Значит, чтобы кто-то или что-то оказало на тебя серьезное влияние, нужно, чтобы тебе что-то в себе не нравилось, чтобы ты был раздосадован собой. Чтобы ты сам себе наскучил. Возможно, чтобы ты даже ненавидел что-то в себе, сражался с этим.
И вот тогда, тогда мы можем испытать чужое влияние, которое становится частью нас самих. Разумеется, такие влияния были и у меня, но, как я и сказал, все привнесенное таким образом становится частью тебя самого.
– Уже неотделимой частью? Как первый опыт?
– Пожалуй. Мой первый опыт состоялся в 12 лет, когда мы с матерью путешествовали в США и она дала мне настоящую камеру, 35 мм. Сейчас мне 62 года. Так что можно сказать, что я снимаю уже 50 лет.
– Раньше вас называли скандальным режиссером, для нынешнего молодого поколения вы кумир, живой классик. Каким вы хотели бы видеть себя в глаза ваших зрителей?
– Это очень трудный вопрос, если учесть, что мой зритель – это я. Каким бы я хотел видеть себя в своих глазах? Чего я требую от себя? Трудновато.
Если серьезно, то я и впрямь снимаю фильмы для себя. Для меня фильм – это способ поднять свое сознание на новый уровень.
Я абсолютно уверен, что все возможные пути нашего развития, все наши телодвижения ведут исключительно к убогости.
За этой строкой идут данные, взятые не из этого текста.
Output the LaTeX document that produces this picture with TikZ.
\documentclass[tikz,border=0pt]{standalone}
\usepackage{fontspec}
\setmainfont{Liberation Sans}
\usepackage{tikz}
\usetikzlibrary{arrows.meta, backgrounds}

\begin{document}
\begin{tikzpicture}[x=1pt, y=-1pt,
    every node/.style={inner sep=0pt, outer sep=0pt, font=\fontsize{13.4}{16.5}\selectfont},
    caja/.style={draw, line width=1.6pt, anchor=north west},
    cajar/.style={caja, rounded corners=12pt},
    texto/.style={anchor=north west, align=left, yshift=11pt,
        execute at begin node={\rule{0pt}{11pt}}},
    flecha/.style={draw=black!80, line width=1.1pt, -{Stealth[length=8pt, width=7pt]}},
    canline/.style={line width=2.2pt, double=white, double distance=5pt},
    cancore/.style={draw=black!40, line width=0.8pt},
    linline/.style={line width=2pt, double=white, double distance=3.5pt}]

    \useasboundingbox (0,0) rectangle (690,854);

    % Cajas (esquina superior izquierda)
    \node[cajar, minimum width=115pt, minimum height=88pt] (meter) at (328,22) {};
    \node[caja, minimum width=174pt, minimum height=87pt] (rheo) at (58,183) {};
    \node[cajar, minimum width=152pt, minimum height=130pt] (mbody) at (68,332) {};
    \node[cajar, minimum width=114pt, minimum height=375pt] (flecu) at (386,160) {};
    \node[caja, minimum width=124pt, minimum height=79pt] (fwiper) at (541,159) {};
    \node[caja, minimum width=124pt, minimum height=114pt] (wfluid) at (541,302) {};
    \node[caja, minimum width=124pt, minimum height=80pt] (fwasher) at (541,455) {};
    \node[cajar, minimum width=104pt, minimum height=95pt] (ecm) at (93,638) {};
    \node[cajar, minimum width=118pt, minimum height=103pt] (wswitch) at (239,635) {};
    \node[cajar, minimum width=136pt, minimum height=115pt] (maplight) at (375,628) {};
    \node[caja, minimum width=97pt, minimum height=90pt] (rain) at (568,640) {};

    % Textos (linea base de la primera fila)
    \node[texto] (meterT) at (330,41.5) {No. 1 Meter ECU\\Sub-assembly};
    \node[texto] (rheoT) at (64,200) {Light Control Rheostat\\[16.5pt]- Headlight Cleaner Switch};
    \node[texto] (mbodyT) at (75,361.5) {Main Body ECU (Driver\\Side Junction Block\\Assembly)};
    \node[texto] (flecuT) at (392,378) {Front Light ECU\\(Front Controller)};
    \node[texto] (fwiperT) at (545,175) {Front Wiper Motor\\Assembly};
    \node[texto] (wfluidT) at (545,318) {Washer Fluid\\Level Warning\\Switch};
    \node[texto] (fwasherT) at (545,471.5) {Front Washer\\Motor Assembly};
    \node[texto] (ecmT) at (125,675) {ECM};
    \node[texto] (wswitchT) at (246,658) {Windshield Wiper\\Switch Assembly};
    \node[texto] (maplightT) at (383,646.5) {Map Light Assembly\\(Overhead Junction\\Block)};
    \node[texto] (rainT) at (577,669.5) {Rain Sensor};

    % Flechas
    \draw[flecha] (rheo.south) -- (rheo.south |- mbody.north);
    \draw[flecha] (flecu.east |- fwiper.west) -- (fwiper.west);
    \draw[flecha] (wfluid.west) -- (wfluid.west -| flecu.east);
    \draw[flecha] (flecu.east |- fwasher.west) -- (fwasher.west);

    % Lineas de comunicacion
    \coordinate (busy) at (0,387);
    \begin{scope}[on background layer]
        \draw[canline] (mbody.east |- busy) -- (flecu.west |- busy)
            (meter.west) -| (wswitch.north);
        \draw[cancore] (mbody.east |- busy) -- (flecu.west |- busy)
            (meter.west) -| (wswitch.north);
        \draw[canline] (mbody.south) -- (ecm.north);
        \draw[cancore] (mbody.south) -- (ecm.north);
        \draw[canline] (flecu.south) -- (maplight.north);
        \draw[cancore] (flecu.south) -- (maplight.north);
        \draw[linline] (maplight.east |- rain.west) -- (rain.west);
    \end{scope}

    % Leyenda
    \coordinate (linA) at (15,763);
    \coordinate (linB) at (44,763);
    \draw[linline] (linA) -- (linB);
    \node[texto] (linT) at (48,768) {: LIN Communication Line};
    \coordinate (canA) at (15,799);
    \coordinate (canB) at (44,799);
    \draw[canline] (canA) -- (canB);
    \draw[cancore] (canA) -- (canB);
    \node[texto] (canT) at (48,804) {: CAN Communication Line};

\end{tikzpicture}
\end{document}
Куда ни сверни, чем ни займись, ты будешь становиться все более убогим. И с этой собственной внутренней убогостью надо воевать.
Фильмы для меня – даже не оружие, но способ вести эту войну. Инструмент, которым я пользуюсь, чтобы заставить свое сознание расти вместе со мной. Так что я сам свой зритель.
– Стоит ли пытаться предугадать, рассчитать интересы публики в надежде на больший резонанс?
– Я ведь не знаю, чего хотите вы, что хочет человек за соседним столиком. Даже если вы мне скажете: «Я хочу фильм, где девушка будет идти по улице, свернет направо и сорвет цветок», а я сниму, скорее всего, вы скажете: «Нет-нет, все должно было быть совсем не так!»
Глупо пытаться предугадать, сколько людей что хотят увидеть. Я буду смотреть сам себя. В конце концов, я же не с другой планеты упал, я часть этого мира, людей в нем.
Как бы сильно я ни отличался от других, все же не настолько сильно, чтобы избежать пересечения с кем-то. Так что рано или поздно придет второй человек и сядет смотреть фильм вместе со мной. А потом появится и третий, и четвертый. И вот уже тенденция.
Другое дело, что общая культура потребления сейчас довольно низкая, это везде такая проблема, но от твоих усилий как режиссера тут ничего не зависит.
Я знаю, что для меня очень важно внутреннее культурное усилие. Ведь без этого общего культурного пространства, без усилия зрителя культура не может существовать.
Вот мы говорили о Маяковском или Хлебникове. Они ездили на заводы и фабрики, читали там свои стихи рабочим, и, что бы критики ни говорили о сложности их стихов, люди их понимали.
И это очень важно, что поэзия была им близка.
– Сейчас количество читателей Хлебникова среди обычных россиян, не имеющих отношения к литературе, стремится к минимальному.
– Общий уровень, увы... А с другой стороны, может, и не стоит расстраиваться. Может, и к лучшему: отложить всю эту великую русскую культуру до лучших времен, чтобы ее пока не трогали, не поломали чего-нибудь, не изгадили.